The extensive use of and reliance on AI in target acquisition without human stop gaps speaks to an ambivalence toward the reliability of the system. Once a target is identified by the AI systems, his proximity to civilians should create hesitation, not an impetus for firing.
A Biased Dynamic
This report, although intended primarily to count the dead, helps to unseat the idea that this onslaught is directed at an armed enemy or is, in any way, a traditional war, in which there are generally accepted standards and rules of engagement. It can be used to support the evidence that the patterns of mortality and the type/age/sex of victims, as conservatively counted, demonstrate a not simply a lack of concern for civilians but an intent to exterminate the population.

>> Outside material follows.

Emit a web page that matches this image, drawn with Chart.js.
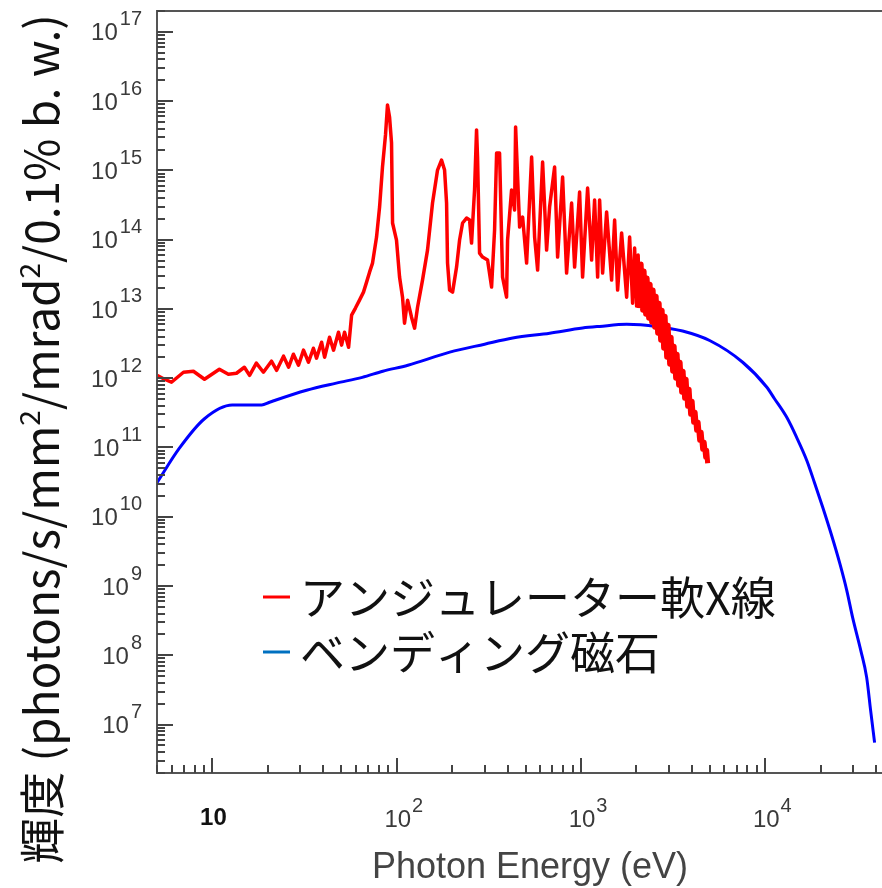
<!DOCTYPE html>
<html>
<head>
<meta charset="utf-8">
<script src="https://cdn.jsdelivr.net/npm/chart.js@4.4.1/dist/chart.umd.min.js"></script>
<style>
  html, body { margin: 0; padding: 0; background: #fff; }
  canvas { display: block; }
</style>
</head>
<body>
<canvas id="grafico" width="882" height="888"></canvas>
<script>
// series names (legend)
const seriesLabels = ['アンジュレーター軟X線', 'ベンディング磁石'];

// undulator (soft X-ray) - photon energy in eV
const undulatorEnergy = [5.0, 5.49, 5.99, 6.96, 7.88, 9.05, 10.9, 12.2, 13.5, 14.9,
  15.9, 17.3, 18.9, 20.9, 22.3, 24.3, 25.9, 27.5, 29.3, 31.2,
  33.2, 35.3, 36.7, 39.1, 40.6, 43.2, 45.4, 48.3, 50.2, 52.1,
  54.8, 56.9, 59.7, 62.8, 66.0, 68.6, 71.2, 73.9, 77.7, 80.7,
  83.7, 86.9, 89.1, 91.4, 93.7, 94.9, 99.7, 103.6, 107.5, 110.2,
  114.5, 120.3, 125, 129.7, 138, 146.9, 156.4, 166.5, 175, 181.8,
  186.4, 188.7, 193.6, 200.9, 211.2, 219.3, 227.7, 239.3, 248.5, 254.7,
  264.4, 271.1, 274.5, 281.5, 292.3, 311.1, 327.1, 339.6, 348.3, 361.4,
  375.2, 394.5, 399.5, 420, 436.1, 441.6, 464.4, 482.1, 506.8, 539.5,
  560.1, 581.5, 618.9, 650.6, 675.4, 719, 746.5, 794.6, 835.3, 889.2,
  923.2, 982.7, 1020, 1086, 1142, 1185, 1231, 1262, 1310, 1377,
  1466, 1522, 1580, 1661, 1769,
  1836, 1906, 1954, 2004, 2042, 2080, 2120, 2160, 2200, 2242,
  2284, 2328, 2372, 2417, 2463, 2509, 2557, 2605, 2655, 2705,
  2756, 2808, 2861, 2916, 2971, 3027, 3084, 3142, 3202, 3262,
  3324, 3386, 3451, 3516, 3582, 3650, 3719, 3789, 3861, 3934,
  4009, 4084, 4162, 4240, 4321, 4405, 4488, 4573, 4660, 4748,
  4808, 4868];
// brightness (photons/s/mm2/mrad2/0.1% b.w.)
const undulatorBright = [1.10e12, 9.67e11, 8.75e11, 1.22e12, 1.26e12, 9.67e11, 1.35e12, 1.14e12, 1.18e12, 1.44e12,
  1.10e12, 1.65e12, 1.22e12, 1.76e12, 1.30e12, 2.08e12, 1.44e12, 2.22e12, 1.54e12, 2.54e12,
  1.70e12, 2.71e12, 1.95e12, 3.31e12, 2.01e12, 3.91e12, 2.54e12, 4.62e12, 3.00e12, 4.62e12,
  2.80e12, 8.13e12, 1.03e13, 1.34e13, 1.75e13, 2.44e13, 3.40e13, 4.59e13, 1.09e14, 2.96e14,
  1.12e15, 3.25e15, 8.81e15, 5.91e15, 2.49e15, 1.74e14, 9.87e13, 2.88e13, 1.48e13, 6.23e12,
  1.34e13, 7.61e12, 5.28e12, 1.06e13, 2.61e13, 7.07e13, 3.38e14, 1.01e15, 1.41e15, 1.01e15,
  3.38e14, 4.59e13, 1.87e13, 1.75e13, 4.02e13, 9.87e13, 1.74e14, 2.05e14, 1.92e14, 8.93e13,
  5.21e14, 3.84e15, 1.56e15, 6.40e13, 5.60e13, 5.07e13, 2.07e13, 1.38e14, 1.78e15, 1.78e15,
  2.88e13, 1.48e13, 9.87e13, 5.21e14, 2.68e14, 4.24e15, 1.52e14, 2.12e14, 4.59e13, 1.56e15,
  1.09e14, 3.64e13, 1.32e15, 7.07e13, 2.96e14, 1.12e15, 5.60e13, 8.03e14, 3.29e13, 3.38e14,
  4.02e13, 4.87e14, 2.88e13, 5.57e14, 5.07e13, 3.73e14, 2.88e13, 3.73e14, 3.29e13, 2.51e14,
  2.61e13, 1.92e14, 1.87e13, 1.25e14, 1.48e13,
  1.09e14, 1.21e13, 7.56e13, 1.10e13, 5.99e13, 1.03e13, 4.44e13, 9.61e12, 3.52e13, 8.41e12,
  2.79e13, 7.36e12, 2.28e13, 6.45e12, 1.87e13, 5.46e12, 1.53e13, 4.47e12, 1.21e13, 3.54e12,
  9.61e12, 2.71e12, 7.87e12, 2.01e12, 5.83e12, 1.59e12, 3.91e12, 1.26e12, 2.90e12, 1.00e12,
  2.22e12, 7.92e11, 1.70e12, 6.28e11, 1.26e12, 5.14e11, 9.67e11, 3.94e11, 6.93e11, 3.02e11,
  4.65e11, 2.31e11, 3.23e11, 1.77e11, 2.31e11, 1.27e11, 1.66e11, 9.42e10, 1.19e11, 7.22e10,
  9.11e10, 5.91e10];

// bending magnet
const bendEnergy = [5.0, 6.6, 9.05, 12.8, 18.5, 20.4, 32.4, 47, 65, 84,
  115, 194, 300, 426, 676, 1020, 1262, 1770, 2570, 3560,
  4990, 7540, 10200, 11200, 13100, 14800, 16800, 18500, 20500, 22900,
  25400, 27700, 29800, 33000, 35500, 37300, 39200];
const bendBright = [3.1e10, 9.7e10, 2.6e11, 4.1e11, 4.1e11, 4.5e11, 6.7e11, 8.5e11, 1.03e12, 1.26e12,
  1.54e12, 2.38e12, 3.1e12, 3.8e12, 4.47e12, 5.3e12, 5.6e12, 6.0e12, 5.6e12, 4.8e12,
  3.5e12, 1.7e12, 7.4e11, 5.1e11, 2.7e11, 1.4e11, 6.5e10, 3.1e10, 1.37e10, 5.4e9,
  2.1e9, 8.6e8, 3.5e8, 1.17e8, 4.8e7, 1.6e7, 5.5e6];

// axis ranges and tick labels
const xRange = [5, 43000];
const yRange = [2e6, 2e17];
const xDecades = [1, 2, 3, 4];
const yDecades = [7, 8, 9, 10, 11, 12, 13, 14, 15, 16, 17];

const xTitle = 'Photon Energy (eV)';
// y title pieces: [text, superscript?]
const yTitleParts = [['輝度 (photons/s/mm', false], ['2', true], ['/mrad', false], ['2', true], ['/0.1% b. w.)', false]];

function toPoints(xs, ys) {
    return xs.map(function (x, i) { return { x: x, y: ys[i] }; });
}

// Dibuja marco, ticks, etiquetas, titulos y leyenda
const ejesPlugin = {
    id: 'ejes',
    afterDraw(chart) {
        const ctx = chart.ctx;
        const a = chart.chartArea;
        const sx = chart.scales.x, sy = chart.scales.y;
        ctx.save();

        // marco
        ctx.strokeStyle = '#555';
        ctx.lineWidth = 2;
        ctx.beginPath();
        ctx.moveTo(a.right + 2, a.top);
        ctx.lineTo(a.left, a.top);
        ctx.lineTo(a.left, a.bottom);
        ctx.lineTo(a.right + 2, a.bottom);
        ctx.stroke();

        // ticks eje y
        ctx.strokeStyle = '#444';
        ctx.lineWidth = 2;
        ctx.beginPath();
        for (let d = 6; d <= 17; d++) {
            for (let m = 1; m <= 9; m++) {
                const v = m * Math.pow(10, d);
                if (v < yRange[0] || v > yRange[1]) continue;
                const py = Math.round(sy.getPixelForValue(v));
                const len = m === 1 ? 16 : 8;
                ctx.moveTo(a.left, py);
                ctx.lineTo(a.left + len, py);
            }
        }
        // ticks eje x
        for (let d = 0; d <= 4; d++) {
            for (let m = 1; m <= 9; m++) {
                const v = m * Math.pow(10, d);
                if (v < xRange[0] || v > xRange[1]) continue;
                const px = Math.round(sx.getPixelForValue(v));
                const len = m === 1 ? 15 : 8;
                ctx.moveTo(px, a.bottom);
                ctx.lineTo(px, a.bottom - len);
            }
        }
        ctx.stroke();

        // etiquetas eje y
        ctx.fillStyle = '#3a3a3a';
        ctx.textBaseline = 'middle';
        ctx.textAlign = 'right';
        yDecades.forEach(function (e) {
            const py = sy.getPixelForValue(Math.pow(10, e));
            ctx.font = '20px "Liberation Sans"';
            const sup = String(e);
            const supW = ctx.measureText(sup).width;
            ctx.fillText(sup, 142, py - 12);
            ctx.font = '24px "Liberation Sans"';
            ctx.fillText('10', 142 - supW - 2, py + 2);
        });

        // etiquetas eje x
        xDecades.forEach(function (e) {
            const px = sx.getPixelForValue(Math.pow(10, e));
            if (e === 1) {
                ctx.fillStyle = '#111';
                ctx.font = 'bold 24px "Liberation Sans"';
                ctx.textAlign = 'center';
                ctx.fillText('10', px + 1, 818);
                return;
            }
            ctx.fillStyle = '#3a3a3a';
            ctx.font = '24px "Liberation Sans"';
            ctx.textAlign = 'center';
            const w = ctx.measureText('10').width;
            ctx.fillText('10', px + 1, 820);
            ctx.font = '20px "Liberation Sans"';
            ctx.textAlign = 'left';
            ctx.fillText(String(e), px + 1 + w / 2 + 1, 806);
        });

        // titulo eje x
        ctx.fillStyle = '#444';
        ctx.font = '36px "Liberation Sans"';
        ctx.textAlign = 'center';
        ctx.textBaseline = 'alphabetic';
        ctx.fillText(xTitle, 530, 878);

        // titulo eje y (rotado)
        const fs = 46;
        const piezas = yTitleParts.map(function (p) {
            ctx.font = (p[1] ? Math.round(fs * 0.6) : fs) + 'px "Noto Sans CJK JP"';
            return { t: p[0], sup: p[1], w: ctx.measureText(p[0]).width };
        });
        const total = piezas.reduce(function (s, p) { return s + p.w; }, 0);
        ctx.translate(59, 439);
        ctx.rotate(-Math.PI / 2);
        ctx.fillStyle = '#111';
        ctx.textAlign = 'left';
        let u = -total / 2;
        piezas.forEach(function (p) {
            ctx.font = (p.sup ? Math.round(fs * 0.6) : fs) + 'px "Noto Sans CJK JP"';
            ctx.fillText(p.t, u, p.sup ? -fs * 0.42 : 0);
            u += p.w;
        });
        ctx.setTransform(1, 0, 0, 1, 0, 0);

        // leyenda
        const colores = ['#ff0000', '#0070c0'];
        const filas = [597, 652];
        ctx.font = '45px "Noto Sans CJK JP"';
        ctx.textBaseline = 'middle';
        ctx.textAlign = 'left';
        seriesLabels.forEach(function (lbl, i) {
            ctx.strokeStyle = colores[i];
            ctx.lineWidth = 3;
            ctx.beginPath();
            ctx.moveTo(263, filas[i]);
            ctx.lineTo(290, filas[i]);
            ctx.stroke();
            ctx.fillStyle = '#111';
            ctx.fillText(lbl, 300, filas[i] + 1);
        });

        ctx.restore();
    }
};

const ctx = document.getElementById('grafico').getContext('2d');
new Chart(ctx, {
    type: 'line',
    data: {
        datasets: [{
            label: seriesLabels[0],
            data: toPoints(undulatorEnergy, undulatorBright),
            borderColor: '#ff0000',
            borderWidth: 3.5,
            pointRadius: 0,
            tension: 0,
            borderJoinStyle: 'round',
            // zona densa de armonicos: trazo mas grueso para que quede relleno
            segment: {
                borderWidth: function (c) { return c.p0.parsed.x >= 2080 ? 5 : undefined; }
            }
        }, {
            label: seriesLabels[1],
            data: toPoints(bendEnergy, bendBright),
            borderColor: '#0000ff',
            borderWidth: 3,
            pointRadius: 0,
            cubicInterpolationMode: 'monotone'
        }]
    },
    options: {
        responsive: false,
        maintainAspectRatio: false,
        devicePixelRatio: 1,
        animation: false,
        layout: { padding: { left: 157, top: 11, right: 0, bottom: 115 } },
        scales: {
            x: { type: 'logarithmic', min: xRange[0], max: xRange[1], display: false },
            y: { type: 'logarithmic', min: yRange[0], max: yRange[1], display: false }
        },
        plugins: {
            legend: { display: false },
            tooltip: { enabled: false }
        }
    },
    plugins: [ejesPlugin]
});
</script>
</body>
</html>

How many innocents would have been spared had they not expanded the definition of what is considered a “Hamas affiliate” so that the AI system can choose as targets those individuals, and their families, who have no insurgent resistance history, yet because of a social media link or text message to a friend of a friend, become fair game for the target acquisition systems. Those systems are tasked with finding targets, and that they will, with increasing indifference on the part of the soldier who finally pulls the trigger but also with a broader definition of what constitutes a target as the machine is fed information created by it and other related systems. This is a phenomenon of AI hallucinations, in which the systems/models produce results they have learned on incomplete or biased data.
The Israeli defense minister, Yoav Gallant, called Palestinians human animals and members of the Knesset have said that even the children are enemies because they’ll just grow up to be terrorists. It’s a pre-crime adjudication made within the dynamic of anti-Arabism, not on direct evidence or an analysis of behavior that could be interpreted as criminal in intent. It’s based merely on ethnicity, something the US and other western nations have worked for decades to overcome but is somehow not applicable within the imaginary borders of greater Israel.
What Next
In 2023, Stephanie Savell published “How Death Outlives War” for Brown University. She wrote about the “reverberating effects of war,” such as disease. Ten years after the war, the blitz visited upon the Palestinian people will continue to take its toll on their capacity to flourish. Reports such as those published by the Lancet are vital to understanding the conflict and, we can only hope, punishing the perpetrators of crimes against humanity. Unfortunately, as Stephanie Savell said, “Ultimately, the impacts of the ongoing violence are so vast and complex that they are unquantifiable.”
Medical examiners determine the cause and manner of death. The cause is the instrument or result that directly caused a person to die. The manner is based on the proximate cause. It can be accidental, suicide, natural or homicide. In the end will it really matter if the numbers of dead or the exact causes of death are off by a few hundred, one way or another? No. But what will hover over Israel like a poison cloud for decades to come, tainting their future conduct, is the manner of death wrought on the innocents of Palestine - the homicidal, genocidal desire to destroy a people and take their land.